I often think of the struggles previous generations had. My grandparents married two years into the Great Depression and had to navigate feeding a growing family amidst one of the scarcest times of our nation’s history. Parents raising kids in the ’50s had to daily get up and go wondering when or if we were going to get nuked and decimate life as we know it. During the times of Laura Ingalls Wilder families were tight knit and close – and people also died from diptheria and had to get through winter with no electricity.
No epoch of parenting has ever been without hardship. Our struggle might be unique in kind to past generations, but carrying a heavy cross while trying to find joy and community in this vocation is nothing new.
Here’s my take on what we can do about the village…

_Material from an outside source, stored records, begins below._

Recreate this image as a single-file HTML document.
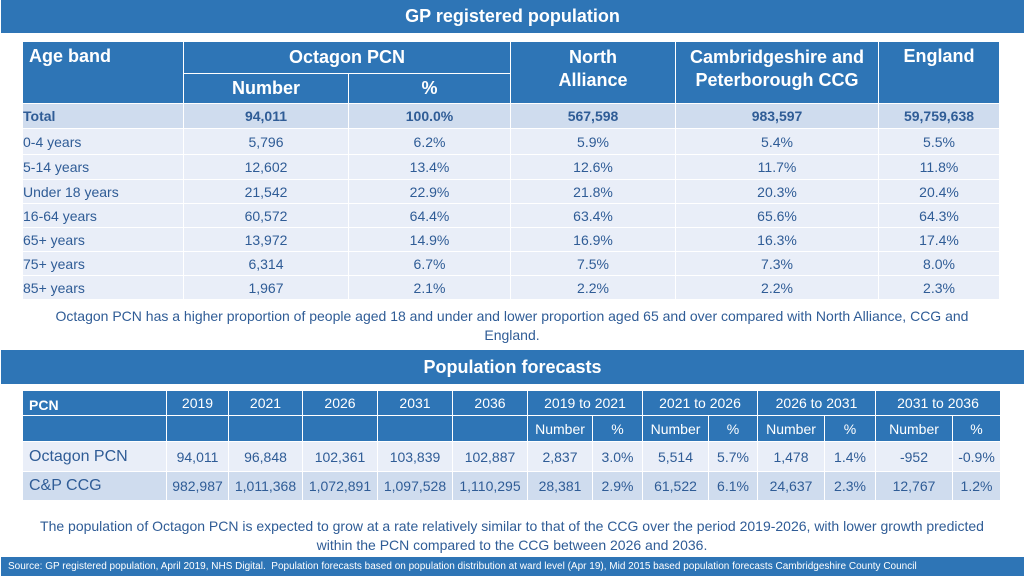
<!DOCTYPE html>
<html><head><meta charset="utf-8"><style>
body{margin:0;width:1024px;height:576px;position:relative;background:#fff;font-family:"Liberation Sans",sans-serif;overflow:hidden}
.banner{position:absolute;left:1px;width:1023px;background:#2e75b6;color:#fff;font-weight:bold;text-align:center}
table{position:absolute;border-collapse:collapse;table-layout:fixed}
td{padding:0;text-align:center;color:#2f5c96;overflow:hidden;white-space:nowrap}
.h td{background:#2e75b6;color:#fff;border:1px solid #fff}
#t1 td{font-size:14px;border-left:1px solid #fff;border-right:1px solid #fff;border-bottom:1px solid #fff}
#t1 .h td{font-size:18px;font-weight:bold}
#t1 .b td{background:#e9eef8}
#t1 .tot td{background:#cfdcee}
#t2 td{font-size:16px;border:1px solid #fff}
#t2 .h td{font-size:14px}
.r1 td{background:#e9eef8}
.r2 td{background:#cfdcee}
.l{text-align:left!important}
.note{position:absolute;left:0;width:1024px;text-align:center;color:#2f5c96;font-size:14px;line-height:19px}
</style></head><body>
<div class="banner" style="top:0;height:33px;line-height:33px;font-size:18px">GP registered population</div>
<table id="t1" style="left:22px;top:41px;width:977px">
<colgroup><col style="width:161px"><col style="width:165px"><col style="width:162px"><col style="width:165px"><col style="width:203px"><col style="width:121px"></colgroup>
<tr class="h" style="height:32px"><td class="l" rowspan="2" style="vertical-align:top;padding:4px 0 0 6px">Age band</td><td colspan="2">Octagon PCN</td><td rowspan="2" style="vertical-align:top;padding-top:4px;line-height:23px;white-space:normal">North<br>Alliance</td><td rowspan="2" style="vertical-align:top;padding-top:4px;line-height:23px">Cambridgeshire and<br>Peterborough CCG</td><td rowspan="2" style="vertical-align:top;padding-top:4px">England</td></tr>
<tr class="h" style="height:30px"><td>Number</td><td>%</td></tr>
<tr class="b tot" style="height:25px;font-weight:bold"><td class="l" style="font-weight:bold">Total</td><td>94,011</td><td>100.0%</td><td style="font-weight:bold">567,598</td><td style="font-weight:bold">983,597</td><td style="font-weight:bold">59,759,638</td></tr>
<tr class="b" style="height:26px"><td class="l">0-4 years</td><td>5,796</td><td>6.2%</td><td>5.9%</td><td>5.4%</td><td>5.5%</td></tr>
<tr class="b" style="height:25px"><td class="l">5-14 years</td><td>12,602</td><td>13.4%</td><td>12.6%</td><td>11.7%</td><td>11.8%</td></tr>
<tr class="b" style="height:24px"><td class="l">Under 18 years</td><td>21,542</td><td>22.9%</td><td>21.8%</td><td>20.3%</td><td>20.4%</td></tr>
<tr class="b" style="height:24px"><td class="l">16-64 years</td><td>60,572</td><td>64.4%</td><td>63.4%</td><td>65.6%</td><td>64.3%</td></tr>
<tr class="b" style="height:24px"><td class="l">65+ years</td><td>13,972</td><td>14.9%</td><td>16.9%</td><td>16.3%</td><td>17.4%</td></tr>
<tr class="b" style="height:24px"><td class="l">75+ years</td><td>6,314</td><td>6.7%</td><td>7.5%</td><td>7.3%</td><td>8.0%</td></tr>
<tr class="b" style="height:24px"><td class="l">85+ years</td><td>1,967</td><td>2.1%</td><td>2.2%</td><td>2.2%</td><td>2.3%</td></tr>
</table>
<div class="note" style="top:307px">Octagon PCN has a higher proportion of people aged 18 and under and lower proportion aged 65 and over compared with North Alliance, CCG and<br>England.</div>
<div class="banner" style="top:350px;height:34px;line-height:34px;font-size:18px">Population forecasts</div>
<table id="t2" style="left:22px;top:390px;width:978px">
<colgroup><col style="width:144px"><col style="width:62px"><col style="width:74px"><col style="width:75px"><col style="width:75px"><col style="width:75px"><col style="width:65px"><col style="width:50px"><col style="width:66px"><col style="width:49px"><col style="width:67px"><col style="width:51px"><col style="width:77px"><col style="width:48px"></colgroup>
<tr class="h" style="height:25px"><td class="l" style="font-weight:bold;padding-left:6px;padding-top:4px">PCN</td><td>2019</td><td>2021</td><td>2026</td><td>2031</td><td>2036</td><td colspan="2">2019 to 2021</td><td colspan="2">2021 to 2026</td><td colspan="2">2026 to 2031</td><td colspan="2">2031 to 2036</td></tr>
<tr class="h" style="height:26px"><td></td><td></td><td></td><td></td><td></td><td></td><td>Number</td><td>%</td><td>Number</td><td>%</td><td>Number</td><td>%</td><td>Number</td><td>%</td></tr>
<tr class="r1" style="height:30px;font-size:14px"><td class="l" style="padding-left:6px">Octagon PCN</td><td style="font-size:14px">94,011</td><td style="font-size:14px">96,848</td><td style="font-size:14px">102,361</td><td style="font-size:14px">103,839</td><td style="font-size:14px">102,887</td><td style="font-size:14px">2,837</td><td style="font-size:14px">3.0%</td><td style="font-size:14px">5,514</td><td style="font-size:14px">5.7%</td><td style="font-size:14px">1,478</td><td style="font-size:14px">1.4%</td><td style="font-size:14px">-952</td><td style="font-size:14px">-0.9%</td></tr>
<tr class="r2" style="height:29px"><td class="l" style="padding-left:6px">C&amp;P CCG</td><td style="font-size:14px">982,987</td><td style="font-size:14px">1,011,368</td><td style="font-size:14px">1,072,891</td><td style="font-size:14px">1,097,528</td><td style="font-size:14px">1,110,295</td><td style="font-size:14px">28,381</td><td style="font-size:14px">2.9%</td><td style="font-size:14px">61,522</td><td style="font-size:14px">6.1%</td><td style="font-size:14px">24,637</td><td style="font-size:14px">2.3%</td><td style="font-size:14px">12,767</td><td style="font-size:14px">1.2%</td></tr>
</table>
<div class="note" style="top:517px">The population of Octagon PCN is expected to grow at a rate relatively similar to that of the CCG over the period 2019-2026, with lower growth predicted<br>within the PCN compared to the CCG between 2026 and 2036.</div>
<div class="banner" style="top:557px;height:19px;line-height:19px;font-size:10px;font-weight:normal;text-align:left;padding-left:7px;width:1016px">Source: GP registered population, April 2019, NHS Digital.&nbsp; Population forecasts based on population distribution at ward level (Apr 19), Mid 2015 based population forecasts Cambridgeshire County Council</div>
</body></html>
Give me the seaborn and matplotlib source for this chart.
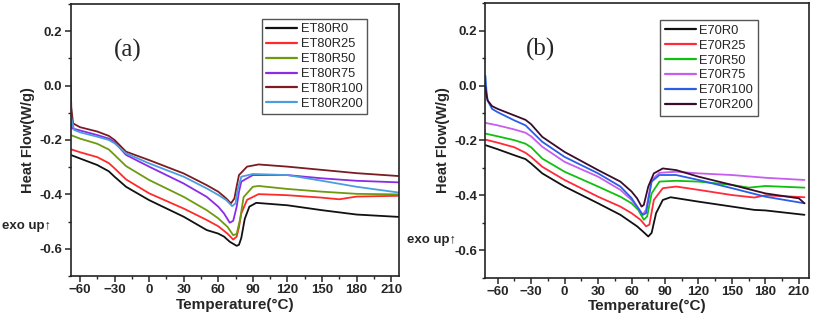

- Stop complaining. Nothing kills Christian charity in a heart quite like complaining about every thing that is wrong in a situation. If things aren’t how I want them to be, I figure I have two options: accept it with a smile (as Bl. Mother Teresa would say) or change the situation. There’s a cheesy prayer that is actually really helpful if you pick it apart and hold it up to individual situations to curb complaining: God, grant me the serenity to accept the things I cannot change, the courage to change the things that I can, and the wisdom to know the difference.
- Choose Works of Mercy. A great remedy for sadness that many Saints and holy people have taught is to do some type of service to others. If the village seems to be gone around you, choose to be the village to someone who needs it. When was the last time you visited the elderly? There are so many wonderful human beings in nursing homes with no family to visit them – where is their village? What about a new young family? Unless they have tons of friends and family around, chances are they’re feeling overwhelmed and alone. Why not drop off a meal or pop a gift card in the mail?
- Stop being picky. One thing I’ve found disturbing as I reflect on my own heart and also what I’m hearing around me, is the incredible pickiness and choosiness our generation seems to exhibit when it comes to help in any form. We want someone to bring us a meal, but we don’t want it to be too heavy (obviously not speaking to those will food allergies/restrictions here). We want someone to help clean the house, but we don’t want it to be that one certain family member. We want someone to help watch the kids, but we don’t want them to have their own life and cancel sometimes. The root of all of this is selfishness. If we want the village, we have to remember the village is made up of imperfect human beings. It always has been.
- Pray in community. We read in Scripture the earliest Christian communities were of one mind and had everything in common. This doesn’t mean they didn’t every fight or annoy each other. But they prayed together. They celebrated Mass. They loved and served each other. We can start by joining a parish – if you don’t belong to one, go register this week. Go to the same Mass each Sunday and worship with those around you. Invite other families over for dinner if you can. At the very least pray for those around you instead of judging.
- Be grateful. If someone offers to help, accept it and say thank you. If you don’t need that help, decline and say thank you. Then thank God that people still care even if it’s not how you wanted or planned. Let others know you are grateful for their help when they give it, even if it isn’t perfect. Acts of service received with genuine gratitude tend to be repeated.
So is the village gone? I don’t think so. I think it’s a heck of a lot different than years past. And I think we are being called to let go of pride and selfishness and increase our love. It’s more like a moment of growth for the village – let’s show our generation the truth then, that the village only works if you live it out in Christian charity.